Умонастроение Нестора. Сравнительно со «Сказанием» Нестор однообразнее связал ночь только со зловещими или удивительными явлениями (в «Сказании» ночь обычно оказывалась всего лишь реалией, без отчетливого экспрессивного подтекста). Так, именно ночью в «Чтении» происходили чудесные явления: «Многажды нощию на месте томъ видяху, идеже лежашеть тело святою страстотерпцю Бориса и Глеба, овогда свеще, овогда столпъ огненъ, с небесе сущь» (15–16. В «Сказании» не уточнено, в какое время суток происходили аналогичные события. Ночь добавил Нестор). Кроме того, описывая чудеса, Нестор чаще, чем «Сказание», упоминал ночь. Например, в «Сказании» к некоему слепому ночью явился святой мученик Георгий, а в «Чтении» Нестора этот слепой пережил уже не одну, а две чудесные ночи: однажды ночью явился ему Георгий, а после «въ едину нощь явлешася ему святая» Борис и Глеб (24).
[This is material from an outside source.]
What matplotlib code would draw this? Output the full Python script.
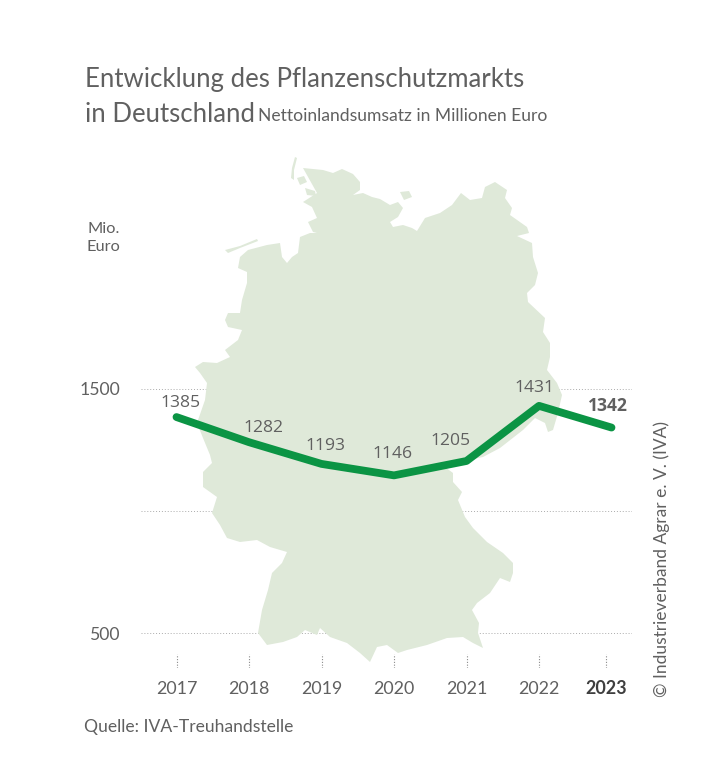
"""Entwicklung des Pflanzenschutzmarkts in Deutschland (Linie vor Deutschlandkarte)."""

import matplotlib

matplotlib.use("Agg")
import matplotlib.pyplot as plt
from matplotlib.patches import Polygon

years = [2017, 2018, 2019, 2020, 2021, 2022, 2023]
umsatz = [1385, 1282, 1193, 1146, 1205, 1431, 1342]
y_ticks = [500, 1000, 1500]
y_tick_labels = ["500", "", "1500"]

W, H = 710, 767
GREEN = "#0b9444"
MAP_COLOR = "#dfe9d9"
TEXT = "#606060"
GRID = "#ababab"

# Umriss der Karte in Bildpixeln (nur Hintergrund, keine Daten)
germany = [
    (303, 168), (323, 170), (333, 173), (342, 169), (353, 174), (360, 182), (360, 190),
    (353, 195), (363, 193), (372, 197), (380, 199), (390, 205), (398, 202), (403, 208),
    (398, 217), (390, 222), (393, 227), (403, 225), (412, 228), (417, 231), (425, 218),
    (440, 213), (452, 205), (461, 193), (470, 200), (482, 198), (485, 187), (495, 182),
    (507, 190), (505, 198), (512, 208), (510, 215), (527, 227), (529, 233), (517, 236),
    (532, 243), (533, 257), (538, 273), (535, 285), (527, 293), (528, 302), (545, 318),
    (543, 332), (550, 343), (550, 357), (547, 370), (557, 383), (562, 395), (558, 413),
    (553, 430), (548, 432), (545, 423), (535, 418), (523, 430), (500, 448), (483, 457),
    (460, 462), (445, 467), (453, 473), (453, 482), (462, 492), (458, 500), (465, 517),
    (473, 528), (487, 542), (503, 553), (513, 563), (513, 573), (510, 582), (500, 578),
    (490, 593), (477, 603), (472, 610), (479, 623), (478, 633), (483, 648), (473, 643),
    (463, 637), (447, 638), (427, 645), (407, 650), (398, 653), (387, 645), (377, 647),
    (370, 662), (360, 653), (347, 643), (330, 637), (320, 628), (317, 635), (305, 630),
    (297, 637), (283, 642), (267, 645), (258, 633), (262, 610), (268, 590), (272, 573),
    (282, 563), (287, 552), (270, 547), (257, 540), (240, 542), (227, 538), (220, 525),
    (212, 513), (217, 497), (203, 487), (203, 472), (212, 463), (210, 455), (203, 438),
    (197, 423), (205, 400), (207, 383), (200, 373), (195, 367), (203, 362), (217, 363),
    (230, 357), (225, 350), (238, 340), (242, 330), (228, 327), (225, 320), (228, 313),
    (240, 313), (242, 300), (247, 283), (247, 272), (238, 268), (240, 257), (248, 250),
    (267, 245), (280, 243), (282, 257), (287, 263), (292, 257), (298, 253), (300, 237),
    (310, 233), (323, 233), (332, 237), (338, 245), (329, 236), (313, 232), (308, 222),
    (317, 218), (312, 207), (303, 202), (317, 193),
]
islands = [
    [(295, 157), (292, 168), (291, 178), (294, 180), (294, 170), (297, 158)],
    [(297, 178), (304, 176), (307, 182), (300, 185)],
    [(305, 188), (315, 191), (316, 196), (307, 195)],
    [(400, 192), (409, 191), (412, 197), (404, 200)],
    [(225, 250), (240, 246), (257, 239), (258, 241), (240, 248), (228, 253)],
]

fig = plt.figure(figsize=(W / 100, H / 100), dpi=100, facecolor="white")
plt.rcParams["font.family"] = ["Lato", "DejaVu Sans"]

# Hintergrund-Achse in Pixeln: freie Texte und Bezug fuer die Karte
bg = fig.add_axes([0, 0, 1, 1])
bg.set_xlim(0, W)
bg.set_ylim(H, 0)
bg.axis("off")

bg.text(85, 79, "Entwicklung des Pflanzenschutzmarkts", fontsize=18.5, color=TEXT, va="center")
bg.text(85, 114, "in Deutschland", fontsize=18.5, color=TEXT, va="center")
bg.text(258, 116, "Nettoinlandsumsatz in Millionen Euro", fontsize=12.6, color=TEXT, va="center")
bg.text(120, 238, "Mio.\nEuro", fontsize=11.8, color=TEXT, ha="right", va="center",
        linespacing=1.35)
bg.text(84, 727, "Quelle: IVA-Treuhandstelle", fontsize=12.6, color=TEXT, va="center")
bg.text(662, 559, "© Industrieverband Agrar e. V. (IVA)", fontsize=12.5, color=TEXT,
        rotation=90, ha="center", va="center")

# Daten-Achse: 72.5 px je Jahr, 244 px je 1000 Mio. Euro
left, right, top, bottom = 141, 632, 140, 668
ax = fig.add_axes([left / W, 1 - bottom / H, (right - left) / W, (bottom - top) / H])
ax.patch.set_alpha(0)
ax.set_xlim(2017 - 35.5 / 72.5, 2023 + 20.5 / 72.5)
y_bottom = 500 - (bottom - 633) / 0.244
ax.set_ylim(y_bottom, 1500 + (389 - top) / 0.244)
for s in ax.spines.values():
    s.set_visible(False)

ax.set_yticks(y_ticks)
ax.set_yticklabels(y_tick_labels, fontsize=12.7, color=TEXT, va="center_baseline")
ax.grid(True, axis="y", color=GRID, linestyle=(0, (1, 2)), linewidth=0.7)
ax.set_axisbelow(True)

# Karte liegt ueber dem Raster, aber unter der Linie
for shape in [germany] + islands:
    ax.add_patch(Polygon(shape, closed=True, facecolor=MAP_COLOR, edgecolor="none",
                         transform=bg.transData, clip_on=False, zorder=1))

tick_pos = [y + (-0.076 if y == 2023 else 0) for y in years]
ax.set_xticks(tick_pos)
ax.set_xticklabels(years, fontsize=12.9, color=TEXT)
ax.get_xticklabels()[-1].set_fontweight("bold")
ax.get_xticklabels()[-1].set_color("#3f3f3f")
ax.tick_params(axis="both", length=0)
ax.tick_params(axis="x", pad=9)
ax.tick_params(axis="y", pad=15)
ax.vlines(tick_pos, y_bottom, y_bottom + 14 / 0.244, color="#8a8a8a",
          linestyle=(0, (1, 1.5)), linewidth=0.8, zorder=2)

ax.plot(years, umsatz, color=GREEN, linewidth=5.6, solid_capstyle="round",
        solid_joinstyle="round", zorder=3)

label_offsets = [(4, 14), (14, 14), (4, 18), (-1, 21), (-16, 20), (-5, 18), (-4, 22)]
for i, (year, val) in enumerate(zip(years, umsatz)):
    last = i == len(years) - 1
    ax.annotate(str(val), (year, val), xytext=label_offsets[i], textcoords="offset pixels",
                ha="center", va="center", fontsize=12.6, color=TEXT, zorder=4,
                family=["Open Sans", "DejaVu Sans"], weight="bold" if last else "normal")

fig.savefig("out.png", dpi=100, facecolor="white")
Упоминание ночи превратилось у Нестора в штамп.

Сон персонажей Нестор тоже постоянно связывал и с явлениями зловещими, и с явлениями чудесными. Так, в «Чтении» сообщалось о том, что Борис-Роман во сне видел Богородицу и дьявола: «мало ему уснувшю. И явися ему мати Божия, имущи же в руку ея свитокъ, иже подасть святому. И яко взятъ и, и се ненавидяй добра дьяволъ, текъ, въсхвати и. И пакы мати Божия взятъ и свитокъ и подасть и святому Роману. Онъ же воставъ отъ сна» (6. В «Сказании» нет такого эпизода).

Добавлял Нестор и указания на сонное состояние персонажей, исцеляемых святыми. Так, в «Сказании» сухорукая женщина видит святых ночью, но наяву, а в «Чтении» они являются ей во сне: «И во едину нощь, спящу еи предъ дверми церковными, изыдоста святая и яко придоста к неи»; вне сна она не видела святых: «она же ощюти ся и к тому не виде святою» (24). Упоминание сна тоже штамп.